**THE PROBLEM:**
Do not repeat pictures. Repeat exactly the lines of the listing below from its first line through the line with "plt.rcParams['font.family'] = ['Liberation".

**MATERIAL:**

********

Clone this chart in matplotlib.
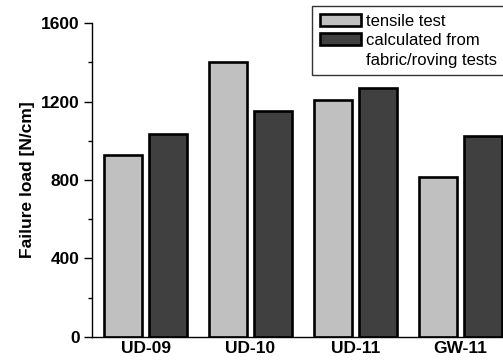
import numpy as np
import matplotlib
matplotlib.use('Agg')
from matplotlib import pyplot as plt
from matplotlib.patches import Patch
from matplotlib.ticker import MultipleLocator

# values
samples = ['UD-09', 'UD-10', 'UD-11', 'GW-11']
tensile = [927, 1401, 1209, 815]
calculated = [1034, 1153, 1269, 1026]

plt.rcParams['font.family'] = ['Liberation Sans', 'DejaVu Sans']

fig = plt.figure(figsize=(5.03, 3.60), dpi=100)
ax = fig.add_axes([0.183, 0.064, 0.817, 0.872])

x = np.arange(len(samples))
off = 0.215
w = 0.36
ax.bar(x - off, tensile, w, color='#c0c0c0', edgecolor='black', linewidth=1.9, zorder=2)
ax.bar(x + off, calculated, w, color='#404040', edgecolor='black', linewidth=1.9, zorder=2)

ax.set_xlim(-0.51, 3.405)
ax.set_ylim(0, 1600)
ax.set_xticks(x)
ax.set_xticklabels(samples, fontsize=12.5, fontweight='bold')
ax.tick_params(axis='x', length=0, pad=3)

ax.yaxis.set_major_locator(MultipleLocator(400))
ax.yaxis.set_minor_locator(MultipleLocator(200))
ax.tick_params(axis='y', which='major', direction='out', length=6, width=1, pad=3)
ax.tick_params(axis='y', which='minor', direction='out', length=3, width=1)
for lab in ax.get_yticklabels():
    lab.set_fontsize(12.5)
    lab.set_fontweight('bold')

ax.set_ylabel('Failure load [N/cm]', fontsize=12.5, fontweight='bold', labelpad=4)

ax.spines['top'].set_visible(False)
ax.spines['right'].set_visible(False)
ax.spines['left'].set_linewidth(1)
ax.spines['bottom'].set_linewidth(1)

# third entry carries the second line of the label, so the dark patch stays on the first line
handles = [Patch(facecolor='#c0c0c0', edgecolor='black', linewidth=1.9),
           Patch(facecolor='#404040', edgecolor='black', linewidth=1.9),
           Patch(facecolor='none', edgecolor='none')]
labels = ['tensile test', 'calculated from', 'fabric/roving tests']
leg = fig.legend(handles, labels, loc='upper left', bbox_to_anchor=(312 / 503, 1 - 6 / 360),
                 fontsize=12, frameon=True, fancybox=False, edgecolor='black',
                 handlelength=2.5, handleheight=0.7, handletextpad=0.3,
                 labelspacing=0.27, borderpad=0.45, borderaxespad=0)
leg.get_frame().set_linewidth(1)

fig.savefig('out.png', dpi=100)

********

**TASK SOLUTION:**
Clone this chart in matplotlib.
import numpy as np
import matplotlib
matplotlib.use('Agg')
from matplotlib import pyplot as plt
from matplotlib.patches import Patch
from matplotlib.ticker import MultipleLocator

# values
samples = ['UD-09', 'UD-10', 'UD-11', 'GW-11']
tensile = [927, 1401, 1209, 815]
calculated = [1034, 1153, 1269, 1026]

plt.rcParams['font.family'] = ['Liberation Sans', 'DejaVu Sans']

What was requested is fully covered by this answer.